The length people will go to feed their own over inflated egos and capture that perfect selfie. Anna Krupeynikov a 21 year old in Russia cashed her chips in to get that perfect photo to show off on social media. She was on a bus tour of Moscow when she disappeared from the pack to get take a picture of her mug. She ended up leaning against a fence which gave way and she fell 40 ft to her death off of a bridge. No word how the photo turned out.
This isn’t the first story of an idiot killing themselves taking a selfie. Earlier this month a man was struck by lightning in the mountains in the UK, he was carrying a metals selfie stick. Might as well been carrying a bag of steel golf clubs. In another story a woman in Russia was killed when she was taking a selfie with gun at her head. The gun of course went off and that is that. No more selfies for her.
The moral of the story is, go old school and have another person take a damn photo of you. Chances are you will probably live and get chance to bother your friends and family with the boring snapshots of your ugly mug.
After every 4th of July weekend there are a number of stupid people and firecracker stories but this year Devon Staples from Maine takes the home the grand prize. He would if he was still with us but somebody thought they would launch a firecracker off of their head and was killed instantly. Not just any firecracker it was a mortar tube. I would wager a bet that Devon now knows how mortar tubes work. His brother reported to a new station that he was holding a lighter when the mortar tube accidentally went off.

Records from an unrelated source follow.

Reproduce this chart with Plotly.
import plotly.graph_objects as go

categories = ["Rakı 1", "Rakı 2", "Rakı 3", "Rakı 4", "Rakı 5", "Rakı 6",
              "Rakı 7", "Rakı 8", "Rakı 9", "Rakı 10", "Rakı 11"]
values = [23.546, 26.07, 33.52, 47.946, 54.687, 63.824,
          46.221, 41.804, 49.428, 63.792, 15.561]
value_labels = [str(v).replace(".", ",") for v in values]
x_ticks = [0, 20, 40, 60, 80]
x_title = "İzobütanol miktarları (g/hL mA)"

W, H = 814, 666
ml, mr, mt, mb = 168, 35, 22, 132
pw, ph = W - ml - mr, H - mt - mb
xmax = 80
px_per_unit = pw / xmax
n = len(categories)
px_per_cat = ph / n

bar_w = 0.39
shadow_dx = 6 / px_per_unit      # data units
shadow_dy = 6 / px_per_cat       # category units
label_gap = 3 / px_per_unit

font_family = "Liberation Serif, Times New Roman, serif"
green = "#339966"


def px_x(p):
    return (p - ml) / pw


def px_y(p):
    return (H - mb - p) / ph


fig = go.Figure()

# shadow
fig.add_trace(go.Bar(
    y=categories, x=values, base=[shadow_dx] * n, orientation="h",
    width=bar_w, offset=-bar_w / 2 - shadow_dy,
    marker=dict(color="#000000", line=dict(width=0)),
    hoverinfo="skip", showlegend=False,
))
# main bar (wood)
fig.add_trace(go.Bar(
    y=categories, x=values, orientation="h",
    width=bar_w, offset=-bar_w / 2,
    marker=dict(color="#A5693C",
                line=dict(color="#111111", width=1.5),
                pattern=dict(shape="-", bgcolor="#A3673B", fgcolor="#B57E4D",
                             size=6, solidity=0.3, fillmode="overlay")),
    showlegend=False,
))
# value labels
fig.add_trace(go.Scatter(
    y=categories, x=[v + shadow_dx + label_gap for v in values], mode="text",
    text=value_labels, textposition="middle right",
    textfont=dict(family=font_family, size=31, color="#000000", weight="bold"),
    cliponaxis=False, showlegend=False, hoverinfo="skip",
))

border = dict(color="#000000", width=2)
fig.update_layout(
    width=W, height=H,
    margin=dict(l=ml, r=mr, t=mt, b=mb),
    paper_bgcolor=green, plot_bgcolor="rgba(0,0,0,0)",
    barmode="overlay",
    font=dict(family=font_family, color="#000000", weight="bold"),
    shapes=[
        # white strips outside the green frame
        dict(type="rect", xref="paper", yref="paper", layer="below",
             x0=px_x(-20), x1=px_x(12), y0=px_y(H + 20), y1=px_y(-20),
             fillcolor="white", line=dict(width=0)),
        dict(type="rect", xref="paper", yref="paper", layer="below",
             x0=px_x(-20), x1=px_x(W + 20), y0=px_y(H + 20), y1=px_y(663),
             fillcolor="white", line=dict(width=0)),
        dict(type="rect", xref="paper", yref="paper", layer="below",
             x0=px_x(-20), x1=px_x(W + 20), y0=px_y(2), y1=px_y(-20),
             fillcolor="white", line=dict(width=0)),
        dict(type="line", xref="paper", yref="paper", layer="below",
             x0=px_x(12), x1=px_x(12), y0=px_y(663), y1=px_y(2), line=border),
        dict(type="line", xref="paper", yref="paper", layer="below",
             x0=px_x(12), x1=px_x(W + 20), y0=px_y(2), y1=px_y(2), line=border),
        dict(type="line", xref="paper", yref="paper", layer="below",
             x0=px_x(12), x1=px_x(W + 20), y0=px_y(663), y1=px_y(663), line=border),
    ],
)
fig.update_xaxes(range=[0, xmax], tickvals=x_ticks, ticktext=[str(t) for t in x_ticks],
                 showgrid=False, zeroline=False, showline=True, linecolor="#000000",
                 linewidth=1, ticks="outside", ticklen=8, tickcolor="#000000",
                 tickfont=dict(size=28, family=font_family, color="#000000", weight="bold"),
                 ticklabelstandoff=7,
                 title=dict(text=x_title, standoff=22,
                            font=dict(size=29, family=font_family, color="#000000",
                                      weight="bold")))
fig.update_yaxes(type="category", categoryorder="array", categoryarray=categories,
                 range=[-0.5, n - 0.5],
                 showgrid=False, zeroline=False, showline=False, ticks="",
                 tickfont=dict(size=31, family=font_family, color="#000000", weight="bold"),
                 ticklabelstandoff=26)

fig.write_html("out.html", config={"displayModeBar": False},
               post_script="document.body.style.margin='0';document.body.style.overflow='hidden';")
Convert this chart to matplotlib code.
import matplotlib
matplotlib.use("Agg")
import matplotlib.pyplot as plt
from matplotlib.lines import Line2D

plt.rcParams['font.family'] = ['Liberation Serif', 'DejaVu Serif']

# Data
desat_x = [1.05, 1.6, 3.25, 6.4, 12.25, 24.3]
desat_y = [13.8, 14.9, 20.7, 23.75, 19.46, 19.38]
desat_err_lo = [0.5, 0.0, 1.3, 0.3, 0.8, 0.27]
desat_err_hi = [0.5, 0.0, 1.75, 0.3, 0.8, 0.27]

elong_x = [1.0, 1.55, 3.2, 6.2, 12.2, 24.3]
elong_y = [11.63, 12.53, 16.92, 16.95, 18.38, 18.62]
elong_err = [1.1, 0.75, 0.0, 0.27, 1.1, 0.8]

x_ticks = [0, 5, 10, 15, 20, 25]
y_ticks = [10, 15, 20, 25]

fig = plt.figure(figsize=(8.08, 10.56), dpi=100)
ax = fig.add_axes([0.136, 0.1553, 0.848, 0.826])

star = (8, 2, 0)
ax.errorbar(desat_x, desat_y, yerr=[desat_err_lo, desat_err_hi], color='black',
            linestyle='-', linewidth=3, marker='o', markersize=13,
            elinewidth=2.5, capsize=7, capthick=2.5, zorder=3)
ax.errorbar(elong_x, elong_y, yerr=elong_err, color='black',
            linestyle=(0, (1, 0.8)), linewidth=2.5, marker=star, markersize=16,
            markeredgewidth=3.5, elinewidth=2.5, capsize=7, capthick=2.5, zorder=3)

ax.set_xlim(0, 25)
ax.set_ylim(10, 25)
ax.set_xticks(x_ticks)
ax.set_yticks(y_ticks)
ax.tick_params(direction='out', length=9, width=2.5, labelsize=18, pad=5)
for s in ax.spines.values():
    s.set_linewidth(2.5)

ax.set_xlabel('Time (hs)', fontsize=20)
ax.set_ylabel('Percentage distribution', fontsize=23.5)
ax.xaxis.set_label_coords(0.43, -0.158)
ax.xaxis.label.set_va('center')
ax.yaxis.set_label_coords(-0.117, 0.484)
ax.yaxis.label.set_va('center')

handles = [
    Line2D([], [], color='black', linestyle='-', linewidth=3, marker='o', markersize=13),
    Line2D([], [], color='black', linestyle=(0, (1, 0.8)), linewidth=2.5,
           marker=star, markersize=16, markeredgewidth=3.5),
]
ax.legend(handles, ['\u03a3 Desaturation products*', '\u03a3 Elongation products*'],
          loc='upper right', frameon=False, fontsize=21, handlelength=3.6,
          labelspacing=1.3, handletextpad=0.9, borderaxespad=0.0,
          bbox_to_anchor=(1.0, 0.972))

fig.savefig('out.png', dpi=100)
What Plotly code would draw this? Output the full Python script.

When there are signs up stating no swimming because of dangerous alligators why would you jump in the water? What would posses you to yell “f” the alligators and jump in the water with them? You could ask 28 year old Tommie Woodward of Texas except for the fact that he was eaten by those alligators. Despite warning placed on signs and from other people Tommie decided to roll the dice and swim with the alligators. The following quote pretty much sums things up. In the end at least Tommie became the first alligator fatality in Texas since 1836, so at least he’s got that going for him.
Justice of the Peace Rodney Price claimed:
He removed his shirt, removed his billfold … someone shouted a warning and he said ‘blank the alligators’ and jumped in to the water and almost immediately yelled for help.